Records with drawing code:
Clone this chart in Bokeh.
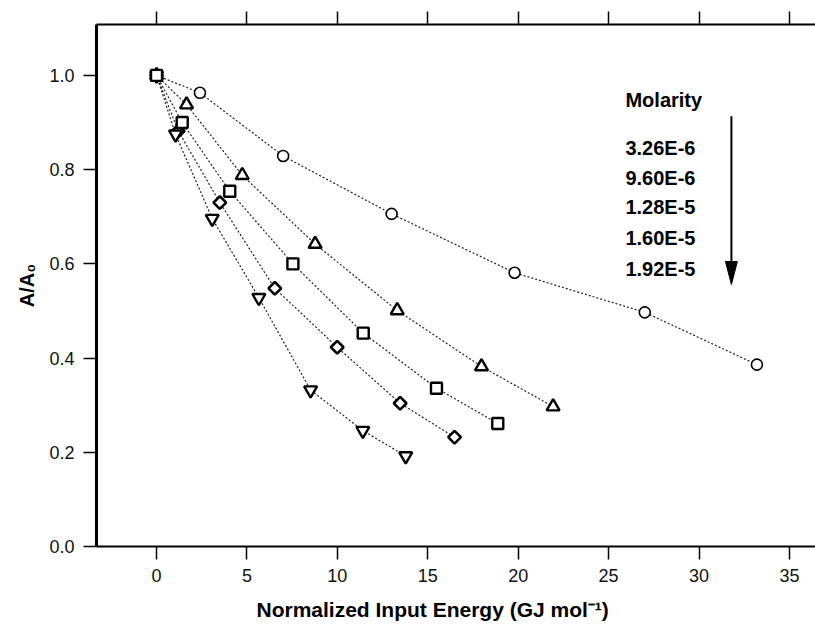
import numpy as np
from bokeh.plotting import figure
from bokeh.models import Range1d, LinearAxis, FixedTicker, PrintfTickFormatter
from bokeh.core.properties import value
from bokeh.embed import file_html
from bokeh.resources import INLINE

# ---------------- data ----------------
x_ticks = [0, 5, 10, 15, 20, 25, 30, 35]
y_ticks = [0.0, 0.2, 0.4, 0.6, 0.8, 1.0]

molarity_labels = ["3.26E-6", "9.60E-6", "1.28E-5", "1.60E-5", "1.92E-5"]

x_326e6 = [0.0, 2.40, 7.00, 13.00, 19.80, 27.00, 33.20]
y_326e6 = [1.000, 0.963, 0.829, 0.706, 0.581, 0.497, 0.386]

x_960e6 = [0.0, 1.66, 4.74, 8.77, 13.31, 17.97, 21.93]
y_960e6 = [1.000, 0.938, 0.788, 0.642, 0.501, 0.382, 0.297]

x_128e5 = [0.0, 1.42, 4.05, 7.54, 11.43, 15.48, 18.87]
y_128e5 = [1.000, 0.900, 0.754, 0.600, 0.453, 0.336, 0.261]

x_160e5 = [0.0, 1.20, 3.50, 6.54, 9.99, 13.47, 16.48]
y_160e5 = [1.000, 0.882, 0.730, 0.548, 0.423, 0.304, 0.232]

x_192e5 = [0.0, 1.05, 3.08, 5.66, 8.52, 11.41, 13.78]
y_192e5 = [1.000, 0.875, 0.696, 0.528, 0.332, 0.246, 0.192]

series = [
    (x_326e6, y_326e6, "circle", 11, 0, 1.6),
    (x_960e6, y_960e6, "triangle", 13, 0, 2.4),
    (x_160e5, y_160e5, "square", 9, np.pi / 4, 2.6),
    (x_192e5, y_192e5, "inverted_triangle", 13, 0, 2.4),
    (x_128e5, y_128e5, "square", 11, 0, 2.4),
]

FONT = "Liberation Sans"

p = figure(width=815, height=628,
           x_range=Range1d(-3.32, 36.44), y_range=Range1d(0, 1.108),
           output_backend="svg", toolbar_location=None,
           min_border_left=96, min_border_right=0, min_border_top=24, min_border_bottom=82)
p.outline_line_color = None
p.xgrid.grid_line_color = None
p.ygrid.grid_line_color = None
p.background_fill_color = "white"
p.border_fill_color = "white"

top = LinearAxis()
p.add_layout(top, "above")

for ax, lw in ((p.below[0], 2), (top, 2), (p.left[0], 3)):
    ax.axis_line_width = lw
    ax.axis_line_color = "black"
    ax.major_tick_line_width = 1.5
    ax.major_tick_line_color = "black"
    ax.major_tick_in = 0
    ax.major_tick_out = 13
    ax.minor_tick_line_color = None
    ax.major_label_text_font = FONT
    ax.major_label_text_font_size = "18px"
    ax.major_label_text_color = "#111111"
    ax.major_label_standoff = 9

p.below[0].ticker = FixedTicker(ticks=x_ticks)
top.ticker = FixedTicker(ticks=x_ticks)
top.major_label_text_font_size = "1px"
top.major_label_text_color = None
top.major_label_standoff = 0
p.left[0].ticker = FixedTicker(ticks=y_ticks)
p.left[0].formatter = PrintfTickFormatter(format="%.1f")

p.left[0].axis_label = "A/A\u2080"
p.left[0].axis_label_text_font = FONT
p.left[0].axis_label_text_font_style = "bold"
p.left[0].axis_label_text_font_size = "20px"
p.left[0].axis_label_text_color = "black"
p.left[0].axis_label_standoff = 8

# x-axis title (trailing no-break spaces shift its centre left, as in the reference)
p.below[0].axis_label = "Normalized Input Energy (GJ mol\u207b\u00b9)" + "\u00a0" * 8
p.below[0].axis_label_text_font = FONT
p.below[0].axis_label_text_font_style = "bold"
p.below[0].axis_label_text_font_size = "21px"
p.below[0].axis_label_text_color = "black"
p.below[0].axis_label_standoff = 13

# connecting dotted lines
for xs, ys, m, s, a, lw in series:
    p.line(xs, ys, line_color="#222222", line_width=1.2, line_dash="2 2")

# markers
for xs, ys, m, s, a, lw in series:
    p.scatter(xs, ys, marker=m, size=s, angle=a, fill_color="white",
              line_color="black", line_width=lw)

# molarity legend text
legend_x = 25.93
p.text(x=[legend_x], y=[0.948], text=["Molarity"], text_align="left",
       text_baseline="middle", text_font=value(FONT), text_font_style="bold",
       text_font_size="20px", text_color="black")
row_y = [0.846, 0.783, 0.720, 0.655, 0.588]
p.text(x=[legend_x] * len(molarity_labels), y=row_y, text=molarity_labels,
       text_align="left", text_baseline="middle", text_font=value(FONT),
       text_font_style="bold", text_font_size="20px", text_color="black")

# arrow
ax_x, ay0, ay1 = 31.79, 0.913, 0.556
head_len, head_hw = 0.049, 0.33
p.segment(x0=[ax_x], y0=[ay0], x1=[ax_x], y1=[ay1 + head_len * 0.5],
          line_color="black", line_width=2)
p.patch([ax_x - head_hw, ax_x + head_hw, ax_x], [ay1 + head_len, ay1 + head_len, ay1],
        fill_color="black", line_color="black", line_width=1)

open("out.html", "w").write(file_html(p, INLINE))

--

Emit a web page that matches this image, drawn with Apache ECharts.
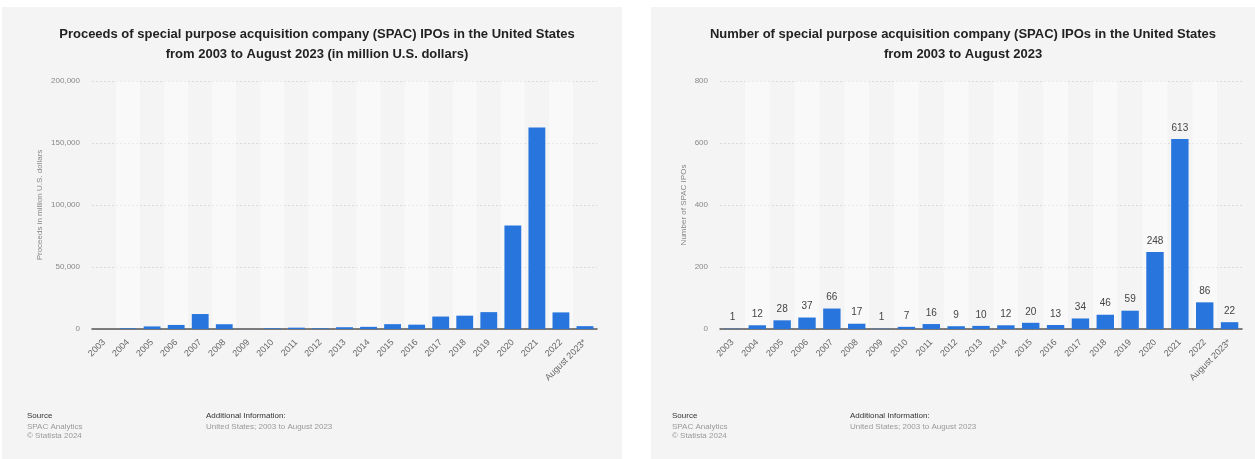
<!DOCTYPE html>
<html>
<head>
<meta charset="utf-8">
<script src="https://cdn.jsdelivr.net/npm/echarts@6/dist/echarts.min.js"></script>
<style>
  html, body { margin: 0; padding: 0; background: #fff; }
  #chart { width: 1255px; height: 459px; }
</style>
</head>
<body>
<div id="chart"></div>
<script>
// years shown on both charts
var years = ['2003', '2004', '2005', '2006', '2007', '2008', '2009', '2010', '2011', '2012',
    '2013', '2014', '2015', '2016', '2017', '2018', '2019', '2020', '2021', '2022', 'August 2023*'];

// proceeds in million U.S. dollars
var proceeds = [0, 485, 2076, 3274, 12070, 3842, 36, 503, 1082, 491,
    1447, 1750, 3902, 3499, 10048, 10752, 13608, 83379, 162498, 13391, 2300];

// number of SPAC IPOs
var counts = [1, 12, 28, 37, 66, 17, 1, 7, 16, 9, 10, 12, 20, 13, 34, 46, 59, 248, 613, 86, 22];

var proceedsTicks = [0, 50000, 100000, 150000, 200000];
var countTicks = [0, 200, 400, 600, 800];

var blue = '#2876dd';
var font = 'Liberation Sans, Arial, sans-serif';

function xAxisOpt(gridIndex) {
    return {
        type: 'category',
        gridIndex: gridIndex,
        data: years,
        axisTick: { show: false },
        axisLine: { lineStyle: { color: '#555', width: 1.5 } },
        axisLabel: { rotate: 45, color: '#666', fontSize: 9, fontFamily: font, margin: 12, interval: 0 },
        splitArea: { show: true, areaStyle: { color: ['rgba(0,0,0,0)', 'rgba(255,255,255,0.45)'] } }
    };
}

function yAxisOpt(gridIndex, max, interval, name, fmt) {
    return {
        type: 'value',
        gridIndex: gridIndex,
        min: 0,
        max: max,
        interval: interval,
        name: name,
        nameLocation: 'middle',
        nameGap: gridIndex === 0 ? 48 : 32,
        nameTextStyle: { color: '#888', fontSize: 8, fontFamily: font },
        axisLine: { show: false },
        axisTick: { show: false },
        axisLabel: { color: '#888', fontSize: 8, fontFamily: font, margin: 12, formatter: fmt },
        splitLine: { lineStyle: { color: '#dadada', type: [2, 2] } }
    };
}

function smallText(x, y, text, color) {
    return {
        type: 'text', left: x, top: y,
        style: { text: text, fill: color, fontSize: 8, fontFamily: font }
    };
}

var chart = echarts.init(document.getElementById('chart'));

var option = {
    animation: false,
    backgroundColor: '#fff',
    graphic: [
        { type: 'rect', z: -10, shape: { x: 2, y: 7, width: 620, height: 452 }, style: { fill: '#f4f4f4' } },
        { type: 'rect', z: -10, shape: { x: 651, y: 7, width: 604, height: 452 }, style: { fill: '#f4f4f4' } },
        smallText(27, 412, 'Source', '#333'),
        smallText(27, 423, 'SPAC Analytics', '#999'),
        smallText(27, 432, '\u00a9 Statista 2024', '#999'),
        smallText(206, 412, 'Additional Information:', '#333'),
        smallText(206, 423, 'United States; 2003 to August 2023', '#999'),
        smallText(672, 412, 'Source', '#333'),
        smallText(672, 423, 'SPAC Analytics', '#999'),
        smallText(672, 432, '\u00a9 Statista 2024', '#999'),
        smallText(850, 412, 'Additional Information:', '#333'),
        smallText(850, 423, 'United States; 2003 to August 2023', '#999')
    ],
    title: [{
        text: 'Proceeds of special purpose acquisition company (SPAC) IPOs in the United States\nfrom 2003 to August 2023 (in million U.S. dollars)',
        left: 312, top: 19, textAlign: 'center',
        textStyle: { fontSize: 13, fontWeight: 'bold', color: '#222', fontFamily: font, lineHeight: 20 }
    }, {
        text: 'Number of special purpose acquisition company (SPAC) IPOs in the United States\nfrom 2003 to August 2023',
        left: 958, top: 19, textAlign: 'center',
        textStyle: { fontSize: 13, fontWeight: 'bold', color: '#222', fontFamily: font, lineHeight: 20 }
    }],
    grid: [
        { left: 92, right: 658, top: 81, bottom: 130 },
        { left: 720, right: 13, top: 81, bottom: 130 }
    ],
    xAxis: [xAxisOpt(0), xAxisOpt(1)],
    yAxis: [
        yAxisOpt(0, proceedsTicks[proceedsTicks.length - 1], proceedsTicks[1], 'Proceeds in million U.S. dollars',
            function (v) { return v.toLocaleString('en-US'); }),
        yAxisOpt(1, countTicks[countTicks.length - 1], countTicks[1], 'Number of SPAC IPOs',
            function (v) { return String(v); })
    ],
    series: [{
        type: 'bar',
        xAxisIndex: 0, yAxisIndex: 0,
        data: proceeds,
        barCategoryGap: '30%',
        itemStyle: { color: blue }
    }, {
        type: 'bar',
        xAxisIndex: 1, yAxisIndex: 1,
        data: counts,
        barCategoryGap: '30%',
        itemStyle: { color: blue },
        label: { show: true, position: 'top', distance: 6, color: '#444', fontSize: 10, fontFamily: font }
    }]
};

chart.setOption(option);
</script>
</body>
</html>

-- Work to complete --
Using the entries above, extract exactly the lines from the one that contains "Clone this chart in Bokeh." through the one that contains "y_960e6 = [1.000, 0.938, 0.788, 0.642, 0.501, 0.382, 0.297]". Do not carry over any pictures.

-- Answer to this task --
Clone this chart in Bokeh.
import numpy as np
from bokeh.plotting import figure
from bokeh.models import Range1d, LinearAxis, FixedTicker, PrintfTickFormatter
from bokeh.core.properties import value
from bokeh.embed import file_html
from bokeh.resources import INLINE

# ---------------- data ----------------
x_ticks = [0, 5, 10, 15, 20, 25, 30, 35]
y_ticks = [0.0, 0.2, 0.4, 0.6, 0.8, 1.0]

molarity_labels = ["3.26E-6", "9.60E-6", "1.28E-5", "1.60E-5", "1.92E-5"]

x_326e6 = [0.0, 2.40, 7.00, 13.00, 19.80, 27.00, 33.20]
y_326e6 = [1.000, 0.963, 0.829, 0.706, 0.581, 0.497, 0.386]

x_960e6 = [0.0, 1.66, 4.74, 8.77, 13.31, 17.97, 21.93]
y_960e6 = [1.000, 0.938, 0.788, 0.642, 0.501, 0.382, 0.297]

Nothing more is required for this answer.